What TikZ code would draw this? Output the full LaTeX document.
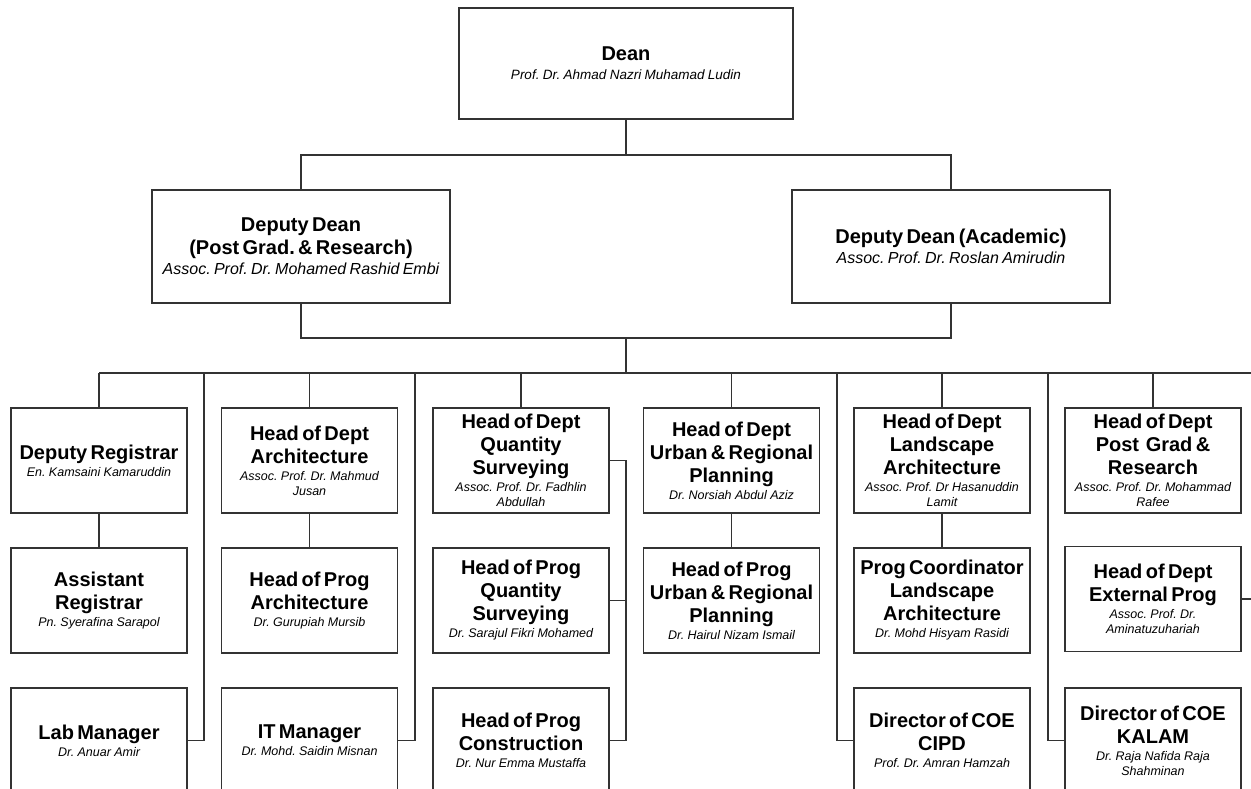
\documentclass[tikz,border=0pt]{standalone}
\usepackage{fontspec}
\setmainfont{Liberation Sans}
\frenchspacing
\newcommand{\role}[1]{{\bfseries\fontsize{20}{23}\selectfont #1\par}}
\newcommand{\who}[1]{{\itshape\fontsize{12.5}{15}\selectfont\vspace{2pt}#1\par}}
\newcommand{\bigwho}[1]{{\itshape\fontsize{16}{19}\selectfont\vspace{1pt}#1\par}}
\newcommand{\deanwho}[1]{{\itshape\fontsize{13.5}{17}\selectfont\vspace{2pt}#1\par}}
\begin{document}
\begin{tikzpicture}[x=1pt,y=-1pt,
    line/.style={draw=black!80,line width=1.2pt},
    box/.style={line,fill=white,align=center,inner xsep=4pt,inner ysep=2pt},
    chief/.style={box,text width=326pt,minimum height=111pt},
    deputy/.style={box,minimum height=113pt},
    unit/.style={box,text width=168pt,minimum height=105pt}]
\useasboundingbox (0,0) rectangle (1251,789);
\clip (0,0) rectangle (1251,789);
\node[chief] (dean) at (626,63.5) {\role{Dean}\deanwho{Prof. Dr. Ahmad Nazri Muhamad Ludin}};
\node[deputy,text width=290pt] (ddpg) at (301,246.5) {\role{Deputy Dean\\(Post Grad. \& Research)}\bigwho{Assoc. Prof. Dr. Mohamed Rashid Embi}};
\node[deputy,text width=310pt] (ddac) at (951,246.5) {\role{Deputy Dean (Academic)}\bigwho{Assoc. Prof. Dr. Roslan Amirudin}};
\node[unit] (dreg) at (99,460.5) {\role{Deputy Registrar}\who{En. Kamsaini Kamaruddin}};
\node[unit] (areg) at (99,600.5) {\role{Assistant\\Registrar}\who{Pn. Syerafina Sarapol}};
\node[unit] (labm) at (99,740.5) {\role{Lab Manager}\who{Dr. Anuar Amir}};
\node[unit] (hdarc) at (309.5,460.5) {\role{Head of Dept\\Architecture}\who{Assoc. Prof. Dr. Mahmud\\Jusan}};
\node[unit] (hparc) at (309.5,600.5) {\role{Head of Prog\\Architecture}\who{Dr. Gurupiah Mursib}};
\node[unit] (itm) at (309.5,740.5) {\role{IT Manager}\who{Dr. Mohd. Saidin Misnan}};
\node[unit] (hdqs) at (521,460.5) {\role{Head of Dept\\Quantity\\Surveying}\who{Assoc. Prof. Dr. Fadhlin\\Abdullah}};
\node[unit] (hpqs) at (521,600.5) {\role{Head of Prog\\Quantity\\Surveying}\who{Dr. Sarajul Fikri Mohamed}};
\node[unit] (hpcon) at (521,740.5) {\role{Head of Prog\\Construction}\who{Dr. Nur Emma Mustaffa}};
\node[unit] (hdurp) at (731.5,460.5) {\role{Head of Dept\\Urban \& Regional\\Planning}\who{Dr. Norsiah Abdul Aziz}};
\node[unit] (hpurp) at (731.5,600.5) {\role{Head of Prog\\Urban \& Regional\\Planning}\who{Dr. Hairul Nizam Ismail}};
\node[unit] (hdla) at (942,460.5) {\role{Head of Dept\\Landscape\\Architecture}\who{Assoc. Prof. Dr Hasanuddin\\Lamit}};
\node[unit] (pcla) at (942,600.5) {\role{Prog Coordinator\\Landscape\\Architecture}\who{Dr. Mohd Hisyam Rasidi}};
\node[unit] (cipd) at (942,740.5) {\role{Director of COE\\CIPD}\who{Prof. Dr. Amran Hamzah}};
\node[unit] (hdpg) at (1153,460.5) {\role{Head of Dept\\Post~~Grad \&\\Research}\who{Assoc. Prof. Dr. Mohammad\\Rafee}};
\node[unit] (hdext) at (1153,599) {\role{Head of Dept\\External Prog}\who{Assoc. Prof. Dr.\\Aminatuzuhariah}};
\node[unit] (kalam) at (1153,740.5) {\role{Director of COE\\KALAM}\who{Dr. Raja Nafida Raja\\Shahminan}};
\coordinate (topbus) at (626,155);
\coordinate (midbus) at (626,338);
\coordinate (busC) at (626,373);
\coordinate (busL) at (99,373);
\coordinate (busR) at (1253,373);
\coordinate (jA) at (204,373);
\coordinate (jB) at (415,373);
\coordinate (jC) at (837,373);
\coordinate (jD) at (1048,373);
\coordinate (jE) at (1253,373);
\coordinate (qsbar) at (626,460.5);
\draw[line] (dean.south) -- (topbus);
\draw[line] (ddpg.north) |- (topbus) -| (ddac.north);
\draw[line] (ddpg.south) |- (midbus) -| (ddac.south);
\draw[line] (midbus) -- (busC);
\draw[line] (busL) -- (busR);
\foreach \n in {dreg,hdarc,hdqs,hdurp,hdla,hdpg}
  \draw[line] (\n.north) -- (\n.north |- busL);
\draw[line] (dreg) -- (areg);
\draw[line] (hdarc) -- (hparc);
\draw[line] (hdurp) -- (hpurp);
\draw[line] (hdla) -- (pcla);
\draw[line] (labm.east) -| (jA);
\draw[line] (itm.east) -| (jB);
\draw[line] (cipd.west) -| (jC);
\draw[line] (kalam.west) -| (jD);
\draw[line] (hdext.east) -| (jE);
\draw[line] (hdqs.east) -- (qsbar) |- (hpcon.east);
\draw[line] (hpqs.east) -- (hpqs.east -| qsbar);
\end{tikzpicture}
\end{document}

+++

**WHAT IS ASKED:** Extract the full listing above verbatim; pictures are to be left out of the copy.

**COMPLETE ANSWER:**
What TikZ code would draw this? Output the full LaTeX document.
\documentclass[tikz,border=0pt]{standalone}
\usepackage{fontspec}
\setmainfont{Liberation Sans}
\frenchspacing
\newcommand{\role}[1]{{\bfseries\fontsize{20}{23}\selectfont #1\par}}
\newcommand{\who}[1]{{\itshape\fontsize{12.5}{15}\selectfont\vspace{2pt}#1\par}}
\newcommand{\bigwho}[1]{{\itshape\fontsize{16}{19}\selectfont\vspace{1pt}#1\par}}
\newcommand{\deanwho}[1]{{\itshape\fontsize{13.5}{17}\selectfont\vspace{2pt}#1\par}}
\begin{document}
\begin{tikzpicture}[x=1pt,y=-1pt,
    line/.style={draw=black!80,line width=1.2pt},
    box/.style={line,fill=white,align=center,inner xsep=4pt,inner ysep=2pt},
    chief/.style={box,text width=326pt,minimum height=111pt},
    deputy/.style={box,minimum height=113pt},
    unit/.style={box,text width=168pt,minimum height=105pt}]
\useasboundingbox (0,0) rectangle (1251,789);
\clip (0,0) rectangle (1251,789);
\node[chief] (dean) at (626,63.5) {\role{Dean}\deanwho{Prof. Dr. Ahmad Nazri Muhamad Ludin}};
\node[deputy,text width=290pt] (ddpg) at (301,246.5) {\role{Deputy Dean\\(Post Grad. \& Research)}\bigwho{Assoc. Prof. Dr. Mohamed Rashid Embi}};
\node[deputy,text width=310pt] (ddac) at (951,246.5) {\role{Deputy Dean (Academic)}\bigwho{Assoc. Prof. Dr. Roslan Amirudin}};
\node[unit] (dreg) at (99,460.5) {\role{Deputy Registrar}\who{En. Kamsaini Kamaruddin}};
\node[unit] (areg) at (99,600.5) {\role{Assistant\\Registrar}\who{Pn. Syerafina Sarapol}};
\node[unit] (labm) at (99,740.5) {\role{Lab Manager}\who{Dr. Anuar Amir}};
\node[unit] (hdarc) at (309.5,460.5) {\role{Head of Dept\\Architecture}\who{Assoc. Prof. Dr. Mahmud\\Jusan}};
\node[unit] (hparc) at (309.5,600.5) {\role{Head of Prog\\Architecture}\who{Dr. Gurupiah Mursib}};
\node[unit] (itm) at (309.5,740.5) {\role{IT Manager}\who{Dr. Mohd. Saidin Misnan}};
\node[unit] (hdqs) at (521,460.5) {\role{Head of Dept\\Quantity\\Surveying}\who{Assoc. Prof. Dr. Fadhlin\\Abdullah}};
\node[unit] (hpqs) at (521,600.5) {\role{Head of Prog\\Quantity\\Surveying}\who{Dr. Sarajul Fikri Mohamed}};
\node[unit] (hpcon) at (521,740.5) {\role{Head of Prog\\Construction}\who{Dr. Nur Emma Mustaffa}};
\node[unit] (hdurp) at (731.5,460.5) {\role{Head of Dept\\Urban \& Regional\\Planning}\who{Dr. Norsiah Abdul Aziz}};
\node[unit] (hpurp) at (731.5,600.5) {\role{Head of Prog\\Urban \& Regional\\Planning}\who{Dr. Hairul Nizam Ismail}};
\node[unit] (hdla) at (942,460.5) {\role{Head of Dept\\Landscape\\Architecture}\who{Assoc. Prof. Dr Hasanuddin\\Lamit}};
\node[unit] (pcla) at (942,600.5) {\role{Prog Coordinator\\Landscape\\Architecture}\who{Dr. Mohd Hisyam Rasidi}};
\node[unit] (cipd) at (942,740.5) {\role{Director of COE\\CIPD}\who{Prof. Dr. Amran Hamzah}};
\node[unit] (hdpg) at (1153,460.5) {\role{Head of Dept\\Post~~Grad \&\\Research}\who{Assoc. Prof. Dr. Mohammad\\Rafee}};
\node[unit] (hdext) at (1153,599) {\role{Head of Dept\\External Prog}\who{Assoc. Prof. Dr.\\Aminatuzuhariah}};
\node[unit] (kalam) at (1153,740.5) {\role{Director of COE\\KALAM}\who{Dr. Raja Nafida Raja\\Shahminan}};
\coordinate (topbus) at (626,155);
\coordinate (midbus) at (626,338);
\coordinate (busC) at (626,373);
\coordinate (busL) at (99,373);
\coordinate (busR) at (1253,373);
\coordinate (jA) at (204,373);
\coordinate (jB) at (415,373);
\coordinate (jC) at (837,373);
\coordinate (jD) at (1048,373);
\coordinate (jE) at (1253,373);
\coordinate (qsbar) at (626,460.5);
\draw[line] (dean.south) -- (topbus);
\draw[line] (ddpg.north) |- (topbus) -| (ddac.north);
\draw[line] (ddpg.south) |- (midbus) -| (ddac.south);
\draw[line] (midbus) -- (busC);
\draw[line] (busL) -- (busR);
\foreach \n in {dreg,hdarc,hdqs,hdurp,hdla,hdpg}
  \draw[line] (\n.north) -- (\n.north |- busL);
\draw[line] (dreg) -- (areg);
\draw[line] (hdarc) -- (hparc);
\draw[line] (hdurp) -- (hpurp);
\draw[line] (hdla) -- (pcla);
\draw[line] (labm.east) -| (jA);
\draw[line] (itm.east) -| (jB);
\draw[line] (cipd.west) -| (jC);
\draw[line] (kalam.west) -| (jD);
\draw[line] (hdext.east) -| (jE);
\draw[line] (hdqs.east) -- (qsbar) |- (hpcon.east);
\draw[line] (hpqs.east) -- (hpqs.east -| qsbar);
\end{tikzpicture}
\end{document}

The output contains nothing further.